Além disso, o relatório adverte que as duas farmacêuticas estão a cobrar aos governos até 24 vezes mais do que o custo potencial da produção genérica, enquanto 87% da população dos países de baixo rendimento ainda não foi totalmente vacinada.
“Os extremamente ricos e poderosos estão a lucrar com a dor e o sofrimento. (…) Alguns enriqueceram ao negar a milhares de milhões de pessoas o acesso às vacinas, outros ao explorar o aumento dos preços dos alimentos e da energia. Estão a pagar enormes bónus e dividendos enquanto pagam o mínimo possível de impostos”, afirma a diretora executiva da Oxfam International.
Imposto sobre fortunas milionárias é “medida de senso económico comum”
Os líderes governamentais e empresariais que estão reunidos em Davos enfrentam duas possibilidades de escolha: ou agem como representantes dos 2.668 multimilionários que existem atualmente (donos de uma fortuna de 12,7 biliões de dólares), ou tomam medidas que vão ao encontro das preocupações e necessidades da população mundial.
De acordo com Gabriela Bucher, há uma medida de “senso económico comum” que colocará isso à prova, designadamente a aplicação de uma taxa sobre a riqueza dos multimilionários.
A essa recomendação, o relatório da Oxfam acrescenta a introdução de impostos de solidariedade pontuais sobre os ganhos inesperados que os multimilionários tiveram durante a pandemia, de modo a financiar o apoio a quem enfrenta o aumento dos custos dos alimentos e da energia, bem como uma recuperação justa e sustentável da Covid-19.
A Argentina é um exemplo do que pode ser feito nesse aspeto, visto ter adotado uma taxa especial única designada “imposto dos milionários”. De momento, está a considerar introduzir um imposto extraordinário sobre os lucros da energia e outro sobre os ativos não declarados detidos no estrangeiro para reembolsar a dívida do país ao Fundo Monetário Internacional (FMI) – de notar que, segundo o relatório, os multimilionários armazenaram cerca de oito biliões de dólares em paraísos fiscais.
Outra sugestão é a introdução de um imposto temporário sobre os lucros excedentários de 90% para captar os lucros inesperados das grandes empresas em todas as indústrias.
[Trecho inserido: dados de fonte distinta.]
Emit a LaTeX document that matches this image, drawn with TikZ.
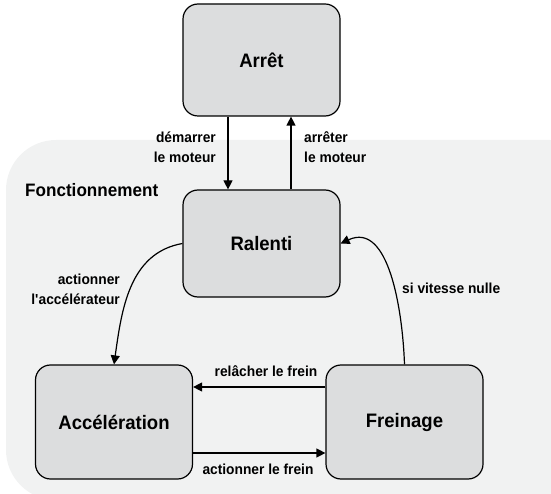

De acordo com a Oxfam, a aplicação deste imposto sobre apenas 32 empresas multinacionais multimilionárias poderia ter gerado 104 mil milhões de dólares em receitas em 2020.
Por fim, a Oxfam recomenda introduzir impostos permanentes sobre as fortunas, a fim de controlar não só a riqueza extrema e o poder monopolista dos multimilionários, como as emissões de carbono das empresas por eles lideradas. Tributar anualmente a riqueza de milionários a partir de apenas 2%, e 5% a riqueza de multimilionários, poderia gerar 2,52 mil milhões de dólares por ano. Os dados do relatório indicam que estas percentagens eram o suficiente para tirar 2,3 mil milhões de pessoas da pobreza, produzir vacinas suficientes contra a Covid-19 e proporcionar cuidados de saúde e proteção social universais a todos os que vivem em países de rendimento baixo e médio-baixo.